Risk mitigation should be explicit in every retail OEM ERP program. Common risks include over-customization, underpriced support, weak data migration controls, unclear responsibility boundaries, and insufficient change management at store level. Realistic partner business scenarios illustrate the point. A boutique retail consultancy may succeed with a multi-tenant white-label offer for 20 to 50 store customers, emphasizing speed and standardization. A regional MSP may build an OEM retail operations platform with dedicated cloud for franchise groups, monetizing hosting, integrations, and support. A digital commerce agency may extend into ERP by packaging order, inventory, and finance workflows under its own brand, but only if it invests in governance and post-go-live customer success.
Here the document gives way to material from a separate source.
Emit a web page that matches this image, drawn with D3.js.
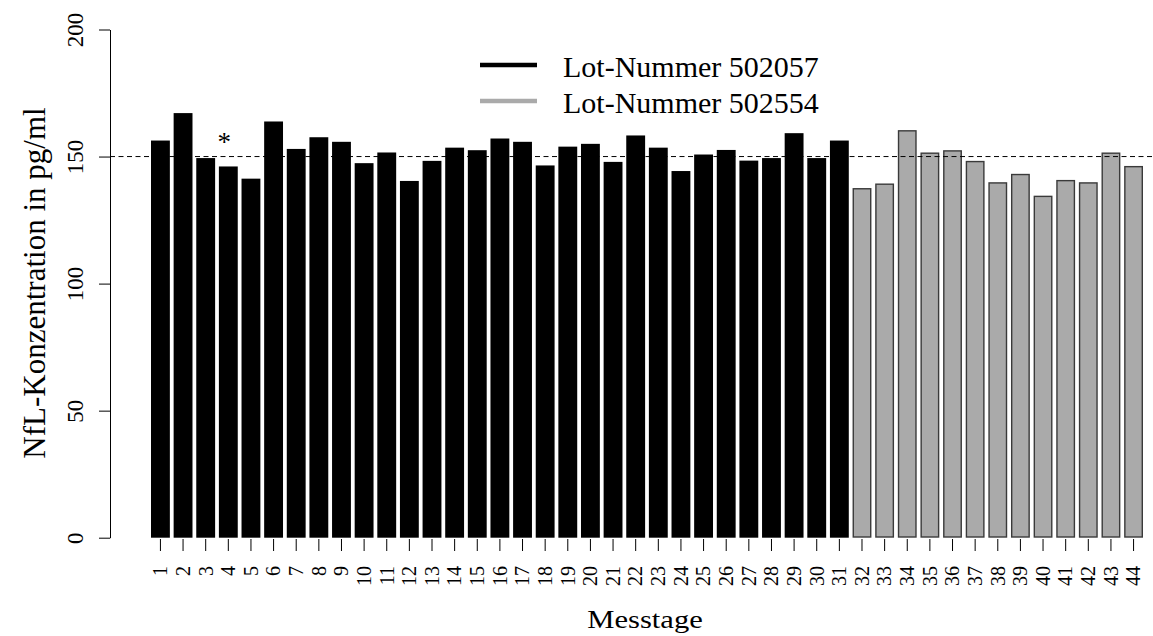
<!DOCTYPE html>
<html>
<head>
<meta charset="utf-8">
<script src="https://cdn.jsdelivr.net/npm/d3@7"></script>
<style>
  body { margin: 0; background: #fff; }
  svg text { font-family: "Liberation Serif", "DejaVu Serif", serif; fill: #000; }
</style>
</head>
<body>
<div id="chart"></div>
<script>
const days = d3.range(1, 45);
const lotA = [156.3, 167.1, 149.4, 146.1, 141.3, 163.8, 153.0, 157.6, 155.8, 147.4,
    151.6, 140.4, 148.3, 153.5, 152.5, 157.1, 155.8, 146.5, 153.9, 155.0,
    147.9, 158.3, 153.5, 144.3, 150.8, 152.6, 148.4, 149.4, 159.2, 149.4, 156.3];
const lotB = [137.6, 139.4, 160.4, 151.6, 152.5, 148.3, 139.9, 143.2, 134.6, 140.8,
    139.9, 151.6, 146.3];
const lotNames = ["Lot-Nummer 502057", "Lot-Nummer 502554"];
const yTicks = [0, 50, 100, 150, 200];
const refLine = 150;
const starDay = 4;

const data = days.map((d, i) => ({
    day: d,
    value: i < lotA.length ? lotA[i] : lotB[i - lotA.length],
    lot: i < lotA.length ? 0 : 1
}));

const serif = "Liberation Serif";
const width = 1153, height = 636;
const svg = d3.select("#chart").append("svg")
    .attr("width", width)
    .attr("height", height)
    .attr("font-family", serif);

// Scales
const xScale = d3.scaleBand()
    .domain(days)
    .range([151, 1143])
    .paddingInner(0.2 / 1.2)
    .paddingOuter(0);

const yScale = d3.scaleLinear()
    .domain([0, 200])
    .range([537.7, 29.5]);

const fillColor = ["#000000", "#aaaaaa"];
const strokeColor = ["#000000", "#3a3a3a"];

// Bars
svg.selectAll(".bar")
    .data(data)
    .enter()
    .append("rect")
    .attr("class", "bar")
    .attr("x", d => xScale(d.day) + (d.lot ? 0.7 : 0))
    .attr("y", d => yScale(d.value) + (d.lot ? 0.7 : 0))
    .attr("width", d => xScale.bandwidth() - (d.lot ? 1.4 : 0))
    .attr("height", d => yScale(0) - yScale(d.value) - (d.lot ? 1.4 : 0))
    .attr("fill", d => fillColor[d.lot])
    .attr("stroke", d => d.lot ? strokeColor[1] : "none")
    .attr("stroke-width", 1.4);

// Dashed reference line
svg.append("line")
    .attr("x1", 110)
    .attr("x2", width)
    .attr("y1", yScale(refLine))
    .attr("y2", yScale(refLine))
    .attr("stroke", "#000")
    .attr("stroke-width", 1)
    .attr("stroke-dasharray", "5,3.5");

// Y axis
const yAxis = svg.append("g")
    .attr("transform", "translate(110,0)")
    .call(d3.axisLeft(yScale).tickValues(yTicks).tickSize(11).tickSizeOuter(0).tickPadding(0));
yAxis.attr("font-family", serif).attr("font-size", null);
yAxis.select(".domain").attr("stroke", "#000").attr("stroke-width", 1);
yAxis.selectAll(".tick line").attr("stroke", "#000");
yAxis.selectAll(".tick text")
    .attr("x", 0)
    .attr("dy", 0)
    .attr("text-anchor", "middle")
    .attr("font-family", serif)
    .attr("font-size", 23)
    .attr("transform", "translate(-27,0) rotate(-90)");

// X axis (ticks at bar centres, labels vertical)
const xAxis = svg.append("g")
    .attr("transform", "translate(0,539)")
    .call(d3.axisBottom(xScale).tickSize(12).tickSizeOuter(0));
xAxis.attr("font-family", serif).attr("font-size", null);
xAxis.select(".domain").remove();
xAxis.selectAll(".tick line").attr("stroke", "#000");
xAxis.selectAll(".tick text")
    .attr("x", 0)
    .attr("y", 0)
    .attr("dy", "0.34em")
    .attr("text-anchor", "end")
    .attr("font-family", serif)
    .attr("font-size", 20)
    .attr("transform", "translate(0,27) rotate(-90)");

// Asterisk above day 4
svg.append("text")
    .attr("x", xScale(starDay) + xScale.bandwidth() / 2 - 4)
    .attr("y", 151)
    .attr("text-anchor", "middle")
    .attr("font-size", 27)
    .text("*");

// Axis titles
svg.append("text")
    .attr("transform", "translate(45,283) rotate(-90)")
    .attr("text-anchor", "middle")
    .attr("font-size", 31)
    .text("NfL-Konzentration in pg/ml");

svg.append("text")
    .attr("transform", "translate(645,628) scale(1.2,1)")
    .attr("text-anchor", "middle")
    .attr("font-size", 25.5)
    .text("Messtage");

// Legend
const legend = svg.append("g").attr("class", "legend");
lotNames.forEach((name, i) => {
    const ly = 65 + i * 36;
    legend.append("line")
        .attr("x1", 480).attr("x2", 537)
        .attr("y1", ly).attr("y2", ly)
        .attr("stroke", fillColor[i])
        .attr("stroke-width", 4.5);
    legend.append("text")
        .attr("x", 563)
        .attr("y", ly + 12)
        .attr("font-size", 30)
        .text(name);
});
</script>
</body>
</html>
In each case, ROI comes from standardization, recurring services, lower delivery variance, and stronger retention rather than from aggressive license markups.
Executive recommendations are straightforward. First, lead with a channel-first business model that protects partner ownership of brand, pricing, and customer relationships. Second, standardize the retail operating model before scaling sales. Third, use infrastructure-based pricing and unlimited-user positioning carefully, with clear service boundaries. Fourth, treat managed hosting, security, and DevOps as revenue-generating capabilities, not overhead. Fifth, build customer success into the commercial model from day one. Looking ahead, the strongest future trends are verticalized ERP packages, AI-assisted operations, deeper workflow automation, and service models that combine software, cloud, and advisory into one accountable partnership. The key takeaway is that scalable retail OEM ERP enablement is less about selling software and more about building a governed, repeatable, partner-led service business.